Lawyers’ group calls for international court on climate change
|Report an Error|
Share via Email
An increasing number of extreme weather events are wreaking havoc on the world’s most vulnerable people and bulldozing economies, but climate laws are woefully inadequate to deal with human rights, says a groundbreaking new report by an influential lawyers’ group.
The group also calls for the creation of an international court on the environment that would deal with climate change disputes, much like the United Nation’s International Court of Justice.
The 240-page report has been put together by the International Bar Association, which comprises 200 bar associations worldwide and has more than 55,000 members. It is the first time that a legal organization of this size has studied climate justice and the role of human rights law in addressing climate challenge.
The report was released Monday.
“Climate change is one of the biggest challenges of our times,” said David Estrin, co-chair of the panel that put the report together. “And it is the one that we are most inadequately prepared for.”
Estrin works for Gowlings law firm in Toronto and was one of the first Canadian lawyers to specialize in environmental law more than four decades ago.
The report comes on the heels of the giant People’s Climate March in New York on Sunday and just before leaders from more than 120 countries prepare to attend a United Nations Climate Summit to announce initiatives meant to move the world toward limiting greenhouse gas emissions. A final agreement will be adopted in 2015, at the Paris climate conference, and then implemented from 2020 onward.
Climate scientists and environmentalists have long said that 2020 is an important year — that emission cuts must begin in earnest then if global warming is to be limited.
The IBA, said Estrin, completely agrees with the scientific consensus on climate change. When working on the report, the panel studied assessments by the UN’s Intergovernmental Panel on Climate Change.
The report says that even though climate change affects everyone, it impacts those people the most who have contributed to it the least; they also lack the resources to respond.
It assesses the challenges facing countries poorly suited to provide legal remedies to those most affected, and recommends reforms that help protect and preserve environmental and human rights.
One key recommendation is “recognition for a new universal human right to a safe, clean, healthy and sustainable environment.”
(More than 90 countries have included the “right to live in a healthy environment” in their constitutions; the U.S., Canada, Australia and Britain are not among them.)
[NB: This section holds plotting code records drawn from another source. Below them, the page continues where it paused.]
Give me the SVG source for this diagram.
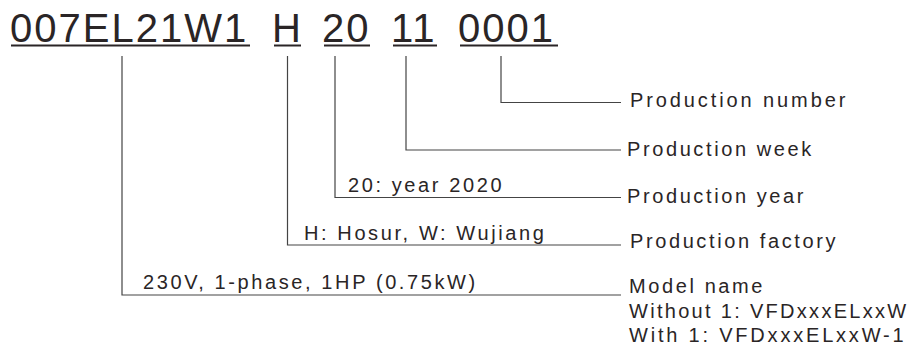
<svg xmlns="http://www.w3.org/2000/svg" width="924" height="349" viewBox="0 0 924 349">
<style>
.code{font-family:"Liberation Sans",Arial,sans-serif;font-size:40px;letter-spacing:2px;fill:#2a2526}
.lbl{font-family:"Liberation Sans",Arial,sans-serif;font-size:20px;letter-spacing:2.6px;fill:#2a2526}
.ul{stroke:#2a2526;stroke-width:2;fill:none}
.conn{stroke:#444;stroke-width:1.2;fill:none}
</style>
<rect width="924" height="349" fill="#fff"/>
<g id="code">
<text class="code" x="10" y="42">007EL21W1</text>
<text class="code" x="272" y="42">H</text>
<text class="code" x="322" y="42">20</text>
<text class="code" x="391" y="42">11</text>
<text class="code" x="458" y="42">0001</text>
<line class="ul" x1="11" y1="45.5" x2="250" y2="45.5"/>
<line class="ul" x1="274" y1="45.5" x2="301" y2="45.5"/>
<line class="ul" x1="324" y1="45.5" x2="370" y2="45.5"/>
<line class="ul" x1="393" y1="45.5" x2="437" y2="45.5"/>
<line class="ul" x1="460" y1="45.5" x2="558" y2="45.5"/>
</g>
<g id="connectors">
<polyline class="conn" points="501,56 501,102.5 621,102.5"/>
<polyline class="conn" points="406,56 406,150 621,150"/>
<polyline class="conn" points="335,56 335,197.5 621,197.5"/>
<polyline class="conn" points="287.5,56 287.5,245 621,245"/>
<polyline class="conn" points="122,56 122,295 621,295"/>
</g>
<g id="production-number"><text class="lbl" x="630" y="107" style="letter-spacing:2.9px">Production number</text></g>
<g id="production-week"><text class="lbl" x="627" y="156">Production week</text></g>
<g id="production-year"><text class="lbl" x="627" y="203">Production year</text><text class="lbl" x="348" y="192">20: year 2020</text></g>
<g id="production-factory"><text class="lbl" x="630" y="248">Production factory</text><text class="lbl" x="304" y="239.5">H: Hosur, W: Wujiang</text></g>
<g id="model-name"><text class="lbl" x="629" y="293">Model name</text><text class="lbl" x="629" y="318" style="letter-spacing:2.3px">Without 1: VFDxxxELxxW</text><text class="lbl" x="629" y="341.5" style="letter-spacing:2.8px">With 1: VFDxxxELxxW-1</text><text class="lbl" x="143" y="289">230V, 1-phase, 1HP (0.75kW)</text></g>
</svg>
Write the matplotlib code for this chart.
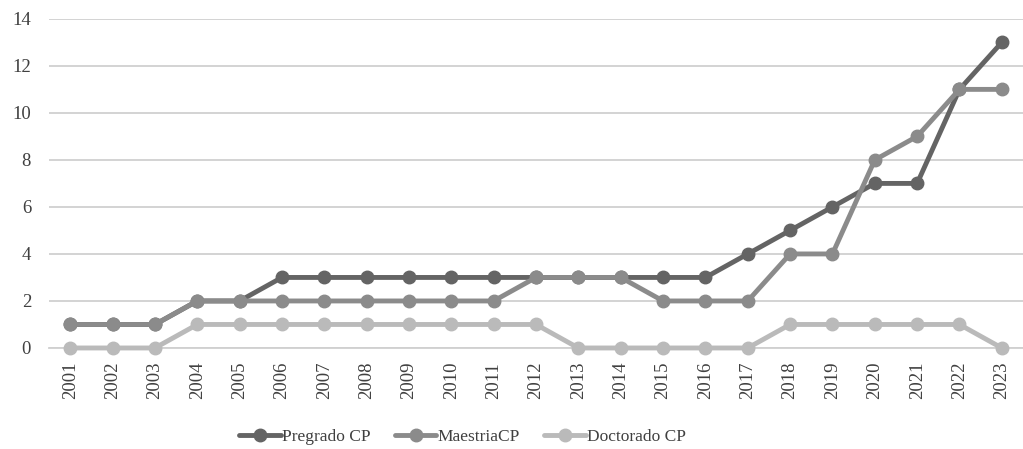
import matplotlib
matplotlib.use('Agg')
import matplotlib.pyplot as plt

plt.rcParams['font.family'] = ['Liberation Serif', 'DejaVu Serif']

# datos
anios = [str(a) for a in range(2001, 2024)]
pregrado = [1, 1, 1, 2, 2, 3, 3, 3, 3, 3, 3, 3, 3, 3, 3, 3, 4, 5, 6, 7, 7, 11, 13]
maestria = [1, 1, 1, 2, 2, 2, 2, 2, 2, 2, 2, 3, 3, 3, 2, 2, 2, 4, 4, 8, 9, 11, 11]
doctorado = [0, 0, 0, 1, 1, 1, 1, 1, 1, 1, 1, 1, 0, 0, 0, 0, 0, 1, 1, 1, 1, 1, 0]

series = [
    ('Pregrado CP', pregrado, '#646464'),
    ('MaestriaCP', maestria, '#8b8b8b'),
    ('Doctorado CP', doctorado, '#bababa'),
]

fig = plt.figure(figsize=(10.23, 4.49), dpi=100)
ax = fig.add_axes([0.048, 0.225, 0.952, 0.733])

x = list(range(len(anios)))
for nombre, vals, col in series:
    ax.plot(x, vals, color=col, lw=3.5, marker='o', ms=9, label=nombre,
            solid_capstyle='round', zorder=3, clip_on=False)

ax.set_xlim(-0.5, len(anios) - 0.5)
ax.set_ylim(0, 14)
ax.set_yticks(range(0, 15, 2))
ax.set_xticks(x)
ax.set_xticklabels(anios, rotation=90)
ax.grid(axis='y', color='#d0d0d0', lw=1.3, zorder=0)
for s in ['top', 'right', 'left']:
    ax.spines[s].set_visible(False)
ax.spines['bottom'].set_color('#d0d0d0')
ax.spines['bottom'].set_linewidth(1.3)
ax.tick_params(axis='both', length=0, labelsize=13.5, colors='#404040')
ax.tick_params(axis='y', pad=13)
ax.tick_params(axis='x', pad=10)
ax.set_axisbelow(True)

fig.legend(loc='center', bbox_to_anchor=(0.452, 0.027), ncol=3, frameon=False,
           fontsize=12.5, handlelength=2.4, handletextpad=0.05, columnspacing=1.4,
           labelcolor='#404040')

fig.savefig('out.png', dpi=100)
Climate change is often framed as an issue of science, economics, policy and politics, “but more than anything else, it is an issue of ethics and justice,” said Michael E. Mann, a well-known climatologist and director of the Earth System Science Center at Pennsylvania State University.
“This report stresses the key point that those who are most likely to feel the worst impacts of climate change had the least role in creating the problem,” he said.
What particularly struck Mann about the IBA report was the recommendation that every human has the right to a safe, healthy and sustainable environment. That provides a framework for bringing to justice “those who infringe on that right, particularly those fossil fuel interests who continue to deny the existence or danger of climate change as they continue to pollute,” he said.
For Andrew Weaver, a Green Party MLA in British Columbia and the Lansdowne professor at the School of Earth and Ocean Sciences at the University of Victoria, it was heartening to see lawyers join the fight against climate change.
The insurance industry, which sees climate change issues through claims, has been cataloguing its pitfalls for a long time, said Weaver. “Lawyers are seeing the same issues through litigation. . . It makes total sense that they would want to weigh in.”
Most recommendations in the report will take years of negotiations, including the one for an international court on the environment, said Weaver. “But the fact that they are talking about it is important . . . you start doing things by talking.”
The IBA is talking openly about climate change, said Estrin.
It wants to help its members understand that climate change is no ordinary problem and “that we have a short window of time when humankind can actually act,” said Estrin.
The next challenge is how to engage so many countries, but there is a strategy.
“We have an advantage. . . IBA has members in almost every country in the world — lawyers and judges,” Estrin pointed out. The report will be formally presented to IBA delegates on Oct. 22 in Tokyo at the association’s annual conference and the hope is that “they will take the message back . . . that we have to act fast.”
Some members will become advocates for reforms as they are taken forward in their countries.
For instance, one recommended reform is that countries incorporate environmental assessment studies before any major project. It happens in many countries, including the U.S. and Canada, but it’s not universal.
“Our members work for corporations, too,” said Estrin. “They will have a say in corporate responsibilities.”
The IBA report did not get into the issue of climate change refugees that many experts say will likely snowball in coming decades.
Estrin said the panel recognized it is a “significant issue but there just wasn’t enough time for clear definitive recommendations for something that important.”
It will be the subject of another report, he said.
“There are many victims of climate change already, but what is happening now will pale in comparison to what will happen in the future,” said Estrin. “It is important we put measures that limit climate change.”